R.C.M. 701(b)(2) sets out the requirement for defense disclosure if there will be an innocent ingestion defense.
Assuming the accused is the only witness who may testify to an innocent ingestion, must the defense disclose that under the rule. My answer is no. To force a disclosure prior to testimony violates the accused’s right to silence at trial and under Article 31, UCMJ. The President has addressed this issue in R.C.M. 701(g)(3)(D), and IMHO C.A.A.F. has also put the question to rest.
Appellant argues before this Court that the military judge improperly restricted his right to present his defense at this court-martial. This improper restriction, he asserts, stems from the trial judge’s misreading of RCM 701 and his resulting rejections of appellant’s profferred defense of "innocent ingestion." He contends that the trial judge erroneously prevented him from testifying to his belief that his drink was spiked, and to the circumstances supporting that belief, unless he had corroborating witnesses who actually tampered with his drink or saw someone else do it. We hold that the trial judge’s reading of RCM 701 was incorrect.
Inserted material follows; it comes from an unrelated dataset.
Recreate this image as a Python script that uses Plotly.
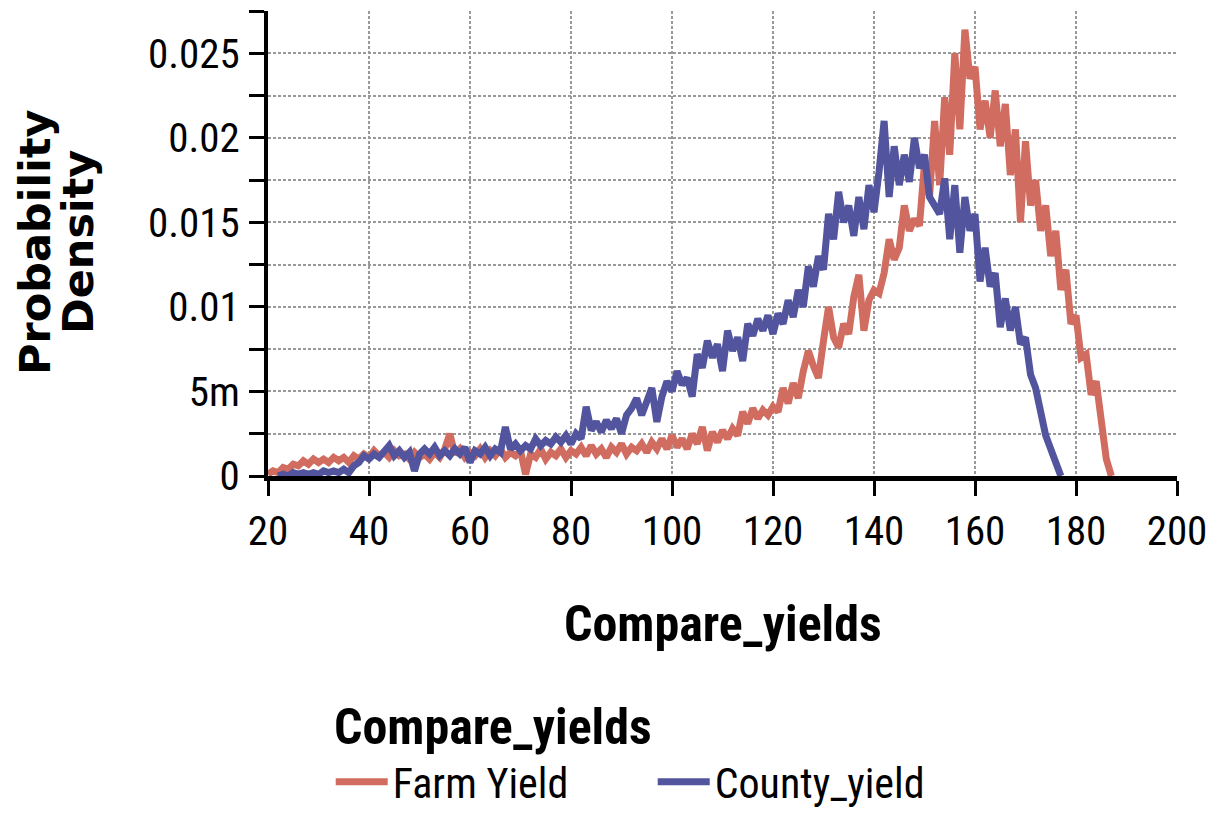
import plotly.graph_objects as go

# ---------------- data ----------------
farm_x = list(range(20, 188))
farm_y = [
    0.0001, 0.0003, 0.0002, 0.0005, 0.0004, 0.0007, 0.0006, 0.0009, 0.0007, 0.0010,  # 20-29
    0.0008, 0.0010, 0.0008, 0.0011, 0.0009, 0.0011, 0.0008, 0.0012, 0.0010, 0.0013,  # 30-39
    0.0011, 0.0015, 0.0012, 0.0014, 0.0011, 0.0015, 0.0012, 0.0013, 0.0010, 0.0014,  # 40-49
    0.0011, 0.0013, 0.0010, 0.0014, 0.0011, 0.0016, 0.0025, 0.0013, 0.0016, 0.0011,  # 50-59
    0.0014, 0.0012, 0.0016, 0.0011, 0.0015, 0.0012, 0.0016, 0.0011, 0.0014, 0.0012,  # 60-69
    0.0015, 0.0001, 0.0013, 0.0011, 0.0016, 0.0010, 0.0014, 0.0012, 0.0016, 0.0011,  # 70-79
    0.0015, 0.0013, 0.0017, 0.0012, 0.0018, 0.0013, 0.0016, 0.0011, 0.0017, 0.0014,  # 80-89
    0.0019, 0.0013, 0.0017, 0.0015, 0.0019, 0.0014, 0.0020, 0.0016, 0.0022, 0.0016,  # 90-99
    0.0024, 0.0017, 0.0022, 0.0016, 0.0025, 0.0019, 0.0029, 0.0015, 0.0026, 0.0020,  # 100-109
    0.0027, 0.0022, 0.0028, 0.0024, 0.0038, 0.0031, 0.0040, 0.0034, 0.0039, 0.0036,  # 110-119
    0.0041, 0.0038, 0.0052, 0.0043, 0.0055, 0.0046, 0.0062, 0.0074, 0.0065, 0.0058,  # 120-129
    0.0080, 0.0100, 0.0082, 0.0076, 0.0090, 0.0084, 0.0106, 0.0119, 0.0086, 0.0104,  # 130-139
    0.0110, 0.0108, 0.0120, 0.0140, 0.0128, 0.0135, 0.0160, 0.0145, 0.0152, 0.0148,  # 140-149
    0.0185, 0.0165, 0.0210, 0.0172, 0.0224, 0.0190, 0.0250, 0.0205, 0.0264, 0.0235,  # 150-159
    0.0242, 0.0205, 0.0222, 0.0200, 0.0228, 0.0195, 0.0220, 0.0178, 0.0205, 0.0150,  # 160-169
    0.0198, 0.0160, 0.0175, 0.0145, 0.0160, 0.0130, 0.0145, 0.0110, 0.0122, 0.0090,  # 170-179
    0.0095, 0.0070, 0.0072, 0.0048, 0.0056, 0.0030, 0.0010, 0.0000,                  # 180-187
]

county_x = list(range(22, 178))
county_y = [
    0.0000, 0.0001, 0.0000, 0.0002, 0.0001, 0.0002, 0.0001, 0.0002,                  # 22-29
    0.0001, 0.0003, 0.0002, 0.0003, 0.0002, 0.0004, 0.0002, 0.0006, 0.0008, 0.0012,  # 30-39
    0.0010, 0.0013, 0.0011, 0.0014, 0.0018, 0.0012, 0.0015, 0.0011, 0.0014, 0.0003,  # 40-49
    0.0013, 0.0016, 0.0013, 0.0017, 0.0012, 0.0015, 0.0012, 0.0016, 0.0013, 0.0017,  # 50-59
    0.0008, 0.0015, 0.0013, 0.0017, 0.0012, 0.0016, 0.0014, 0.0029, 0.0016, 0.0019,  # 60-69
    0.0015, 0.0018, 0.0016, 0.0022, 0.0018, 0.0021, 0.0019, 0.0023, 0.0020, 0.0024,  # 70-79
    0.0019, 0.0025, 0.0022, 0.0041, 0.0027, 0.0032, 0.0026, 0.0033, 0.0028, 0.0034,  # 80-89
    0.0025, 0.0036, 0.0040, 0.0046, 0.0036, 0.0044, 0.0052, 0.0032, 0.0047, 0.0056,  # 90-99
    0.0050, 0.0062, 0.0054, 0.0058, 0.0047, 0.0072, 0.0064, 0.0080, 0.0070, 0.0078,  # 100-109
    0.0062, 0.0086, 0.0074, 0.0082, 0.0068, 0.0090, 0.0083, 0.0093, 0.0086, 0.0095,  # 110-119
    0.0084, 0.0096, 0.0090, 0.0104, 0.0094, 0.0110, 0.0100, 0.0124, 0.0112, 0.0130,  # 120-129
    0.0122, 0.0155, 0.0140, 0.0168, 0.0150, 0.0160, 0.0142, 0.0165, 0.0146, 0.0172,  # 130-139
    0.0156, 0.0180, 0.0210, 0.0165, 0.0195, 0.0172, 0.0190, 0.0174, 0.0200, 0.0182,  # 140-149
    0.0190, 0.0165, 0.0160, 0.0155, 0.0176, 0.0140, 0.0172, 0.0132, 0.0165, 0.0145,  # 150-159
    0.0155, 0.0115, 0.0135, 0.0112, 0.0120, 0.0088, 0.0105, 0.0086, 0.0100, 0.0078,  # 160-169
    0.0082, 0.0060, 0.0052, 0.0036, 0.0024, 0.0016, 0.0008, 0.0000,                  # 170-177
]

series_names = ["Farm Yield", "County_yield"]
series_colors = ["#D16D60", "#52559E"]

x_ticks = [20, 40, 60, 80, 100, 120, 140, 160, 180, 200]
y_tick_vals = [0, 0.005, 0.01, 0.015, 0.02, 0.025]
y_tick_text = ["0", "5m", "0.01", "0.015", "0.02", "0.025"]

x_title = "Compare_yields"
y_title_lines = ["Probability", "Density"]
legend_title = "Compare_yields"

NARROW = "Liberation Sans Narrow, Arial Narrow, Roboto Condensed, Liberation Sans, Arial, sans-serif"

# page body has an 8px margin: the figure is made 8px smaller and margins shifted
PW, PH = 909, 465          # plot area size in pixels
X0, Y0 = 268, 476          # screen position of the plot's lower-left corner


def px(xs):
    return (xs - X0) / PW


def py(ys):
    return (Y0 - ys) / PH


# ---------------- figure ----------------
fig = go.Figure()
for xs, ys, name, col in [
    (farm_x, farm_y, series_names[0], series_colors[0]),
    (county_x, county_y, series_names[1], series_colors[1]),
]:
    fig.add_trace(go.Scatter(
        x=xs, y=ys, mode="lines", name=name,
        line=dict(color=col, width=7),
    ))

fig.update_layout(
    width=1209, height=808,
    margin=dict(l=260, r=40, t=3, b=340),
    paper_bgcolor="white", plot_bgcolor="white",
    font=dict(family=NARROW, size=40, color="black"),
    showlegend=True,
    legend=dict(
        orientation="h",
        x=0.069, xanchor="left",
        y=0, yanchor="bottom",
        yref="container",
        font=dict(family=NARROW, size=42, color="black"),
        entrywidth=255, entrywidthmode="pixels",
        itemwidth=52,
        borderwidth=0,
    ),
    xaxis=dict(
        range=[20, 200],
        tickmode="array", tickvals=x_ticks,
        ticks="outside", ticklen=15, tickwidth=3, tickcolor="black",
        showline=True, linecolor="black", linewidth=5,
        showgrid=True, gridcolor="#999999", gridwidth=2, griddash="3px,2px",
        zeroline=False,
        tickfont=dict(family=NARROW, size=41, color="black"),
        ticklabelstandoff=0,
    ),
    yaxis=dict(
        range=[0, 0.0275],
        tickmode="array", tickvals=y_tick_vals, ticktext=y_tick_text,
        ticks="outside", ticklen=15, tickwidth=3, tickcolor="black",
        showline=True, linecolor="black", linewidth=4,
        showgrid=True, gridcolor="#999999", gridwidth=2, griddash="3px,2px",
        zeroline=False,
        tickfont=dict(family=NARROW, size=41, color="black"),
        ticklabelstandoff=1,
        minor=dict(dtick=0.0025, tick0=0, ticks="outside", ticklen=15, tickwidth=3,
                   tickcolor="black", showgrid=True, gridcolor="#999999",
                   gridwidth=2, griddash="3px,2px"),
    ),
)

# axis titles and legend title as annotations for precise placement
fig.add_annotation(
    text=x_title, xref="paper", yref="paper", x=0.5, y=py(624),
    xanchor="center", yanchor="middle", showarrow=False,
    font=dict(family=NARROW, size=50, color="black", weight="bold"),
)
fig.add_annotation(
    text=legend_title, xref="paper", yref="paper", x=px(332), y=py(727),
    xanchor="left", yanchor="middle", showarrow=False,
    font=dict(family=NARROW, size=50, color="black", weight="bold"),
)
fig.add_annotation(
    text=y_title_lines[0], xref="paper", yref="paper",
    x=px(35), y=py(242),
    xanchor="center", yanchor="middle", textangle=-90, showarrow=False,
    font=dict(family="DejaVu Sans", size=43, color="black", weight="bold"),
)
fig.add_annotation(
    text=y_title_lines[1], xref="paper", yref="paper",
    x=px(78), y=py(242),
    xanchor="center", yanchor="middle", textangle=-90, showarrow=False,
    font=dict(family="DejaVu Sans", size=43, color="black", weight="bold"),
)

fig.write_html("out.html")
Instead, we more reasonably construe this rule as requiring notice of witnesses to innocent ingestion, other than an accused, only if an accused intends to call such witnesses to establish this defense at trial. Finally, even if the language of RCM 701(b)(2) might be construed to require such independent and direct proof, other language of this rule expressly states that "this rule shall not limit the right of the accused to testify in the accused’s behalf."
United States v. Lewis, 51 M.J. 376, 380 (C.A.A.F. 1999).